Como era altamente previsível face ao cuidado com que a Igreja Católica Portuguesa definiu a estratégia, caberá a Portugal a organização das Jornadas Mundiais da Juventude 2022. Aliás, a presença no Panamá dos presidentes da República e da Câmara Municipal de Lisboa não deixava margens para dúvidas sobre o sucesso da candidatura portuguesa. Marcelo e Medina fizeram a viagem perfeitamente convictos de que a vitória nunca estaria em causa.

Agora abre-se uma nova etapa. É preciso saber estar à altura da distinção recebida. Malgrado a condição laica do país, o poder político aprestou-se a manifestar disponibilidade para colocar os seus préstimos ao serviço da organização do evento. Uma forma de dizer que António Costa, a exemplo de Marcelo e de Medina, não perdeu tempo a tentar colher dividendos do regresso do Papa Francisco a Portugal. Até o edil de Loures, Bernardino Soares, esqueceu que para os comunistas a religião é o ópio do povo. Um esquecimento facilitado pela forma como Francisco tem encarado o seu papado.
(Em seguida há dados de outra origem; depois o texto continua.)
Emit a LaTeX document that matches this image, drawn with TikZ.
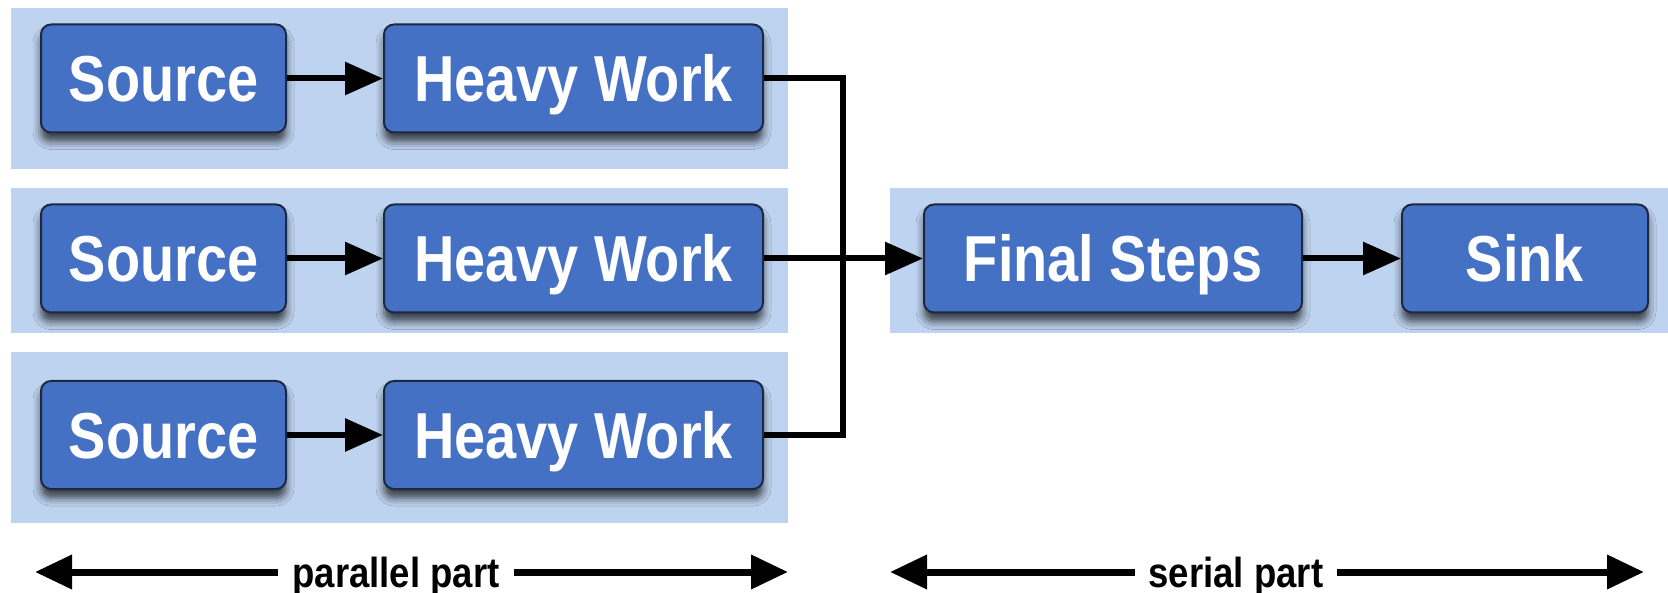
\documentclass[tikz,border=0pt]{standalone}
\usepackage{fontspec}
\usetikzlibrary{arrows.meta,shadows.blur}
\newfontfamily\boxfont{Liberation Sans}[FakeStretch=0.86]
\newfontfamily\partfont{Liberation Sans}[FakeStretch=0.87]
\definecolor{bandblue}{HTML}{BED3EF}
\definecolor{boxblue}{HTML}{4571C4}
\definecolor{boxedge}{HTML}{1C2840}
\tikzset{
  band/.style={fill=bandblue, draw=none},
  stage/.style={rounded corners=10pt, fill=boxblue, draw=boxedge, line width=2pt,
    minimum height=108pt, text=white,
    font=\boxfont\bfseries\fontsize{65}{70}\selectfont,
    text height=47pt, text depth=0pt, inner sep=0pt,
    blur shadow={shadow xshift=0pt, shadow yshift=-9pt, shadow blur radius=8pt, shadow opacity=70}},
  narrow/.style={stage, minimum width=245pt},
  wide/.style={stage, minimum width=379pt},
  flow/.style={line width=6pt, -{Triangle[length=38pt,width=32pt]}},
  bus/.style={line width=6pt, line join=miter},
  span/.style={line width=7pt, {Triangle[length=37pt,width=33pt]}-{Triangle[length=37pt,width=33pt]}},
  partlabel/.style={fill=white, inner xsep=14pt, inner ysep=4pt, anchor=base,
    font=\partfont\bfseries\fontsize{42}{46}\selectfont}
}
\begin{document}
\begin{tikzpicture}[x=1pt, y=-1pt]
\useasboundingbox (0,0) rectangle (1668,593);
% background bands
\fill[band] (11,8) rectangle (788,169);
\fill[band] (11,188) rectangle (788,333);
\fill[band] (11,352) rectangle (788,523);
\fill[band] (890,188) rectangle (1668,333);
% parallel pipelines
\node[narrow] (src1) at (163.5,78.5) {Source};
\node[wide]   (hw1)  at (573.5,78.5) {Heavy Work};
\node[narrow] (src2) at (163.5,258.5) {Source};
\node[wide]   (hw2)  at (573.5,258.5) {Heavy Work};
\node[narrow] (src3) at (163.5,435) {Source};
\node[wide]   (hw3)  at (573.5,435) {Heavy Work};
% serial part
\node[wide, minimum width=378pt] (fs) at (1113,258.5) {Final Steps};
\node[narrow, minimum width=246pt] (sink) at (1525,258.5) {Sink};
% connectors
\draw[flow] (src1) -- (hw1);
\draw[flow] (src2) -- (hw2);
\draw[flow] (src3) -- (hw3);
\coordinate (merge) at (843,258.5);
\draw[bus] (hw1.east) -| (merge) |- (hw3.east);
\draw[flow] (hw2.east) -- (fs.west);
\draw[flow] (fs) -- (sink);
% extent markers
\coordinate (pl) at (35,572);
\coordinate (pr) at (788,572);
\coordinate (sl) at (890,572);
\coordinate (sr) at (1644,572);
\draw[span] (pl) -- (pr);
\draw[span] (sl) -- (sr);
\node[partlabel] (plab) at (396,587) {parallel part};
\node[partlabel] (slab) at (1236,587) {serial part};
\end{tikzpicture}
\end{document}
Como é óbvio, nenhum deles desconhece que Portugal irá receber milhares de jovens de todo o mundo. Um ativo que importa capitalizar. Porém, acontece que, por um desses acasos em que a História é fértil, o anúncio feito por Francisco quase coincidiu com as manifestações relacionadas com a atuação policial no bairro da Jamaica. Um bairro onde não falta juventude. Só que a sua língua de comunicação é o crioulo e não o inglês.

Uma juventude com raízes em África, mas que, por conta do jus solis, tem maioritariamente nacionalidade portuguesa. Uma juventude com problemas frequentes no que concerne à identidade. Jovens frequentemente perdidos entre uma África que desconhecem e o país onde aconteceu terem nascido. Uma instabilidade social e emocional que ajuda a explicar muito do que se passa nas várias Jamaicas que existem à volta da cidade grande.

Jamaicas que não dignificam a imagem do país. Algo que o poder político parece demorar a compreender. A discrepância entre as promessas e as ações como marca da vida habitual. Para piorar a situação, até ao nível da palavra tem vindo a acontecer um descontrolo. Daí que António Costa se tenha considerado no direito de chamar racista a Assunção Cristas. Ou que o Bloco de Esquerda – o tal partido populista que se sente ofendido quando é designado como tal – tenha promovido a desautorização na praça pública de uma das designadas forças de autoridade. Daí o risco de a Polícia passar a ser vista como força ao serviço do poder.

A cereja no topo do bolo populista. A vitimização encontra sempre adeptos e ajuda a agudizar o antagonismo entre o povo e a elite. Portugal é assim. Recusa-se a discutir com realismo pragmático os seus problemas sociais na tentativa de encontrar uma estratégia coletiva para a sua resolução. Enquanto isso, exporta cérebros para resolver os problemas da Humanidade. Veja-se António Guterres. Atente-se em António Vitorino.

Face ao exposto, talvez seja tempo de aceitar que o sucesso externo só é autêntico se envolver a componente interna. Vender a imagem de um país multirracial, multicultural e de brandos costumes soa a Estado Novo. Porque, agora como então, não é essa a realidade.